American Pie 12.08.04

The line between editorial and advertising is getting hazier. So many magazines here are openly linking stories and ads that there is even a new name for them: mag-a-logs, a cross between magazine and catalogue. The latest is called Shopping Etc. Launched by the Hearst Corp, it includes articles about fashion, beauty and home products. Conde Nast, encouraged by the success of Lucky, a shopping mag for women, has launched a version for men called Cargo, to be followed next year by one devoted to home furnishing, Domino. Fairchild is jumping in with yet another mag-a-log called Vitals. Although purists are aghast, advertisers are jumping on the bandwagon and many publishers see shopping mags as a new cheap way of putting out magazines with mass appeal. The new mags are putting pressure on older established women’s titles, many of which are trying to be more “shopping friendly”. Even business magazines are succumbing to the trend. The web site of Forbes has started linking news stories and ads, raising eyebrows in the business world.
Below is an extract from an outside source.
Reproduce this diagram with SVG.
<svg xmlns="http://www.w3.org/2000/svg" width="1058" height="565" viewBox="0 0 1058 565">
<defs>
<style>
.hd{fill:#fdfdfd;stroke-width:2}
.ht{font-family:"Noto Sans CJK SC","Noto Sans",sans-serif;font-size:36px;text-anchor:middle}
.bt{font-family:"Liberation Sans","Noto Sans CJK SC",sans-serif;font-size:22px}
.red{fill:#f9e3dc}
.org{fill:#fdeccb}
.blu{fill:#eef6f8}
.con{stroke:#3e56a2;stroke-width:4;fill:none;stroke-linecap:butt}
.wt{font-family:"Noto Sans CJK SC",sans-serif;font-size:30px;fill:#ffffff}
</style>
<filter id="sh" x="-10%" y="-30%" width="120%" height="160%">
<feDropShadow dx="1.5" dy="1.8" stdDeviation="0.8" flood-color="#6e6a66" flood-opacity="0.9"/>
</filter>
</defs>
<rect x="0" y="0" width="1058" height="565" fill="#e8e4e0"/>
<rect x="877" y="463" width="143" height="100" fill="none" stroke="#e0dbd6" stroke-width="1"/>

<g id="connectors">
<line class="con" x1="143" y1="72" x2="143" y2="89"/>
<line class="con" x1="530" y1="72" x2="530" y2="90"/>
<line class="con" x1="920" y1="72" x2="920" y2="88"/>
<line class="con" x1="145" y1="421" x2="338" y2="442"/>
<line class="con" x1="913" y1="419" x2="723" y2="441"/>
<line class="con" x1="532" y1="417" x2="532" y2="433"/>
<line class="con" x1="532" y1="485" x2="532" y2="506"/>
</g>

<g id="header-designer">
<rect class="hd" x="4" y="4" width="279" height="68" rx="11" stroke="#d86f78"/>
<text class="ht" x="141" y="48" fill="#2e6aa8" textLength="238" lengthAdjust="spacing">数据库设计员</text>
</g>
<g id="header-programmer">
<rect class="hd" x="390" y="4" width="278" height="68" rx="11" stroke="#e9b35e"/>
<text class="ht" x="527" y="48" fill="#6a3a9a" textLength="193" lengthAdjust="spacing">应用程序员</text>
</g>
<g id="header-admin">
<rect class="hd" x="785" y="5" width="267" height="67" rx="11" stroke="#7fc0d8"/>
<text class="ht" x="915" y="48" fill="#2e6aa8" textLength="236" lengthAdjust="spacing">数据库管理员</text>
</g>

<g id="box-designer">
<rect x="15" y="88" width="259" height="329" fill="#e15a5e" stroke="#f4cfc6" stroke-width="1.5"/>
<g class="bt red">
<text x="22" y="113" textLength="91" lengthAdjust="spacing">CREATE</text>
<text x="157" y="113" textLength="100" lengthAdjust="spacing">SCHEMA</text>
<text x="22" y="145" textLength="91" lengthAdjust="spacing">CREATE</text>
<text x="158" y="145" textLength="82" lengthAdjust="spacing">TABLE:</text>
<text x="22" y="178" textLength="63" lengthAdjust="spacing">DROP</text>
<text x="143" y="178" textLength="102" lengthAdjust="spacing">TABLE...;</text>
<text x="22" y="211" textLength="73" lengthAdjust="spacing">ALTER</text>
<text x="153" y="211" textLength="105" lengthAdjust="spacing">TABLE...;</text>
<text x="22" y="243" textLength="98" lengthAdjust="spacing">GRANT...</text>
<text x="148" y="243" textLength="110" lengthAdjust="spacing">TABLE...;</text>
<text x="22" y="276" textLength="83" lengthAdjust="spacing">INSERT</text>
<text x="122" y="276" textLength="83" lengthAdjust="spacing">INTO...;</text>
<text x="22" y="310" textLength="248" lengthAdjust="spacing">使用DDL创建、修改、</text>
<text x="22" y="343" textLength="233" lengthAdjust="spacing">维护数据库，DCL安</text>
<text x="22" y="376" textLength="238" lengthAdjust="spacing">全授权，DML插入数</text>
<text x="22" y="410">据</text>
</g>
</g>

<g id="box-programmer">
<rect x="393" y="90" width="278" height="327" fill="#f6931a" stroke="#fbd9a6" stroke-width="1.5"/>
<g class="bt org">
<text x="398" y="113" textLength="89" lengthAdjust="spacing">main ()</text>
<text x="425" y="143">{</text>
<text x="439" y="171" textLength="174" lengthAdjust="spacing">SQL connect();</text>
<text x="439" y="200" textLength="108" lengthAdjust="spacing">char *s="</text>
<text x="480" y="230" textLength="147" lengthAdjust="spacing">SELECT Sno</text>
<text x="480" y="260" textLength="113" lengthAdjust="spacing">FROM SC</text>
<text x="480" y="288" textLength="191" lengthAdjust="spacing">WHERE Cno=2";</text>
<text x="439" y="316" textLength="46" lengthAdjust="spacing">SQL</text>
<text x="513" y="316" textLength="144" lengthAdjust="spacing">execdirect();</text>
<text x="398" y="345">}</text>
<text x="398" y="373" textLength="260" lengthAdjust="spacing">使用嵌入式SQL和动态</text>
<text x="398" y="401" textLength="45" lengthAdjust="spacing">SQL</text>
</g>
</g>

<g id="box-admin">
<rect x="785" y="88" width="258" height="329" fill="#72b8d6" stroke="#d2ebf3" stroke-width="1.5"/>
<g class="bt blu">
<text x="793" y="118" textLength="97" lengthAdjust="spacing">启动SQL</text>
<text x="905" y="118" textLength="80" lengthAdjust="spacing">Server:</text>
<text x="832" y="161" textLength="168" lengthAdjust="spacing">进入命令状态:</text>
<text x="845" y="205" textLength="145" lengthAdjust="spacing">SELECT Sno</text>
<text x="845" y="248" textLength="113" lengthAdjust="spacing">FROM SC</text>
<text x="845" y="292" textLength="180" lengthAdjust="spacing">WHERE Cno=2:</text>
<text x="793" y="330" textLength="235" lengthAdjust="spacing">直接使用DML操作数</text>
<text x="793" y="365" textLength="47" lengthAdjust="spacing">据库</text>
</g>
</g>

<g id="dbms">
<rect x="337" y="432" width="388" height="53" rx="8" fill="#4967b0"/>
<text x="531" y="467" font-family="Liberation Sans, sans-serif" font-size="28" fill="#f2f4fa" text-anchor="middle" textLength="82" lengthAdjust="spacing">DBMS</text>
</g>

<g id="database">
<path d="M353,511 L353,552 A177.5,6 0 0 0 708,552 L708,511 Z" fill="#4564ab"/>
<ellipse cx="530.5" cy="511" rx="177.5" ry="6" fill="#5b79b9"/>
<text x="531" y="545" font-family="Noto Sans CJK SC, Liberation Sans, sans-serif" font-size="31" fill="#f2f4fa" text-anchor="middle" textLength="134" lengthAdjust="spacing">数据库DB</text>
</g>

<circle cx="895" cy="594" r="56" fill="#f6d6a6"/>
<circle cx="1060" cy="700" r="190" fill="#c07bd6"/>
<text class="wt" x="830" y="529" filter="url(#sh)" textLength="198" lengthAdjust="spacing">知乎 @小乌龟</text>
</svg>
Buoyed by the surging sales and improving profits of The New Yorker, which has just achieved sales of a million for the first time, Condé Nast is planning a new and very different magazine from the multitude it already publishes. This one targets art, not shoes or handbags. It has no name yet, but does have an editor: James Truman, the company’s chief editorial director, who hopes to have the new magazine on the news-stands within two years. The 46- yearold is fortunate, he admits, that the owner of the company, S.I. Newhouse Jnr, shares his interest in art. After several dummy runs, Newhouse gave Truman the green light. He believes the time is right to give Gauguin and his modern-day counterparts a little celebrity treatment.
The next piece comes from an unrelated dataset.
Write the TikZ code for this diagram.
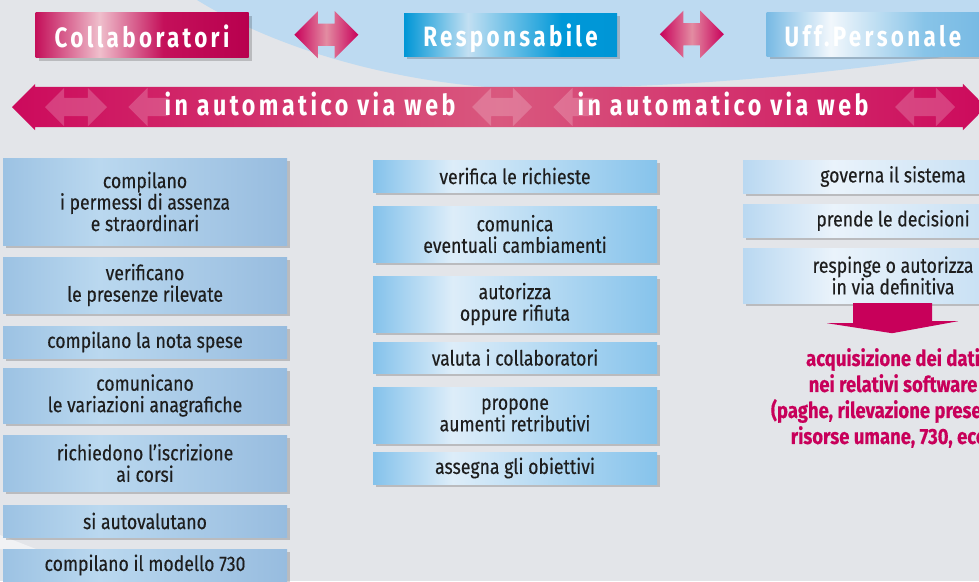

It’s an idea that goes back to Charles Dickens’ days: running books in serial form in a newspaper. Now the New York Times has revived it. It has been printing serial versions of celebrated books, a day at a time, in The Great Summer Read programme. The first book to be serialised in six instalments was The Great Gatsby, followed by Like Water For Chocolate. This week it is Breakfast at Tiffany’s. Although an odd mixture, the programme has been a success, claims the NY Times, which is now considering a winter series.
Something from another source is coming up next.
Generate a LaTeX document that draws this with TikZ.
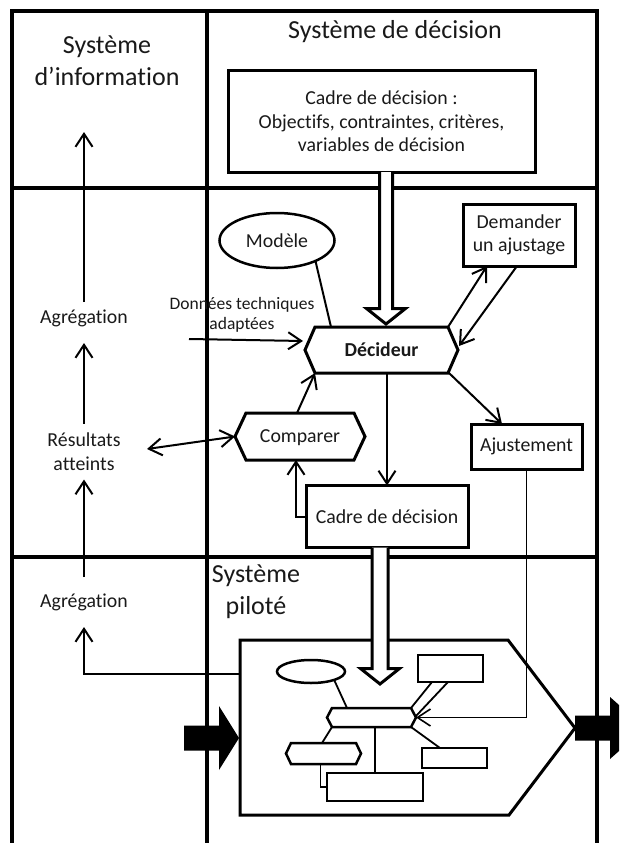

It was claimed as the biggest-ever meeting of American journalists – 7,000 members of organisations representing Hispanic, African-American, Asian and Native American journalists. After an opening ceremony marked by Cherokee hoop dancers, African drummers and a Philipino musical troupe, delegates protested the slow pace of integration in American papers and news organisations. “We didn’t come here to celebrate,” declared Herbert Lowe, president of the National Association of Black Journalists. Black journalists don’t get the most coveted beats, he claimed. For example, reporters who write about the White House and Congress are overwhelmingly white. They make up 90 per cent of reporters and editors in Washington bureaux, although less than 70 per cent of the US population is white. The result? America’s national newspapers, he claimed, do only a fair-to-poor job of covering race-related issues. The Washington Post admitted: “Our staff diversity is not nearly where it should be.” The figure? Just nine per cent.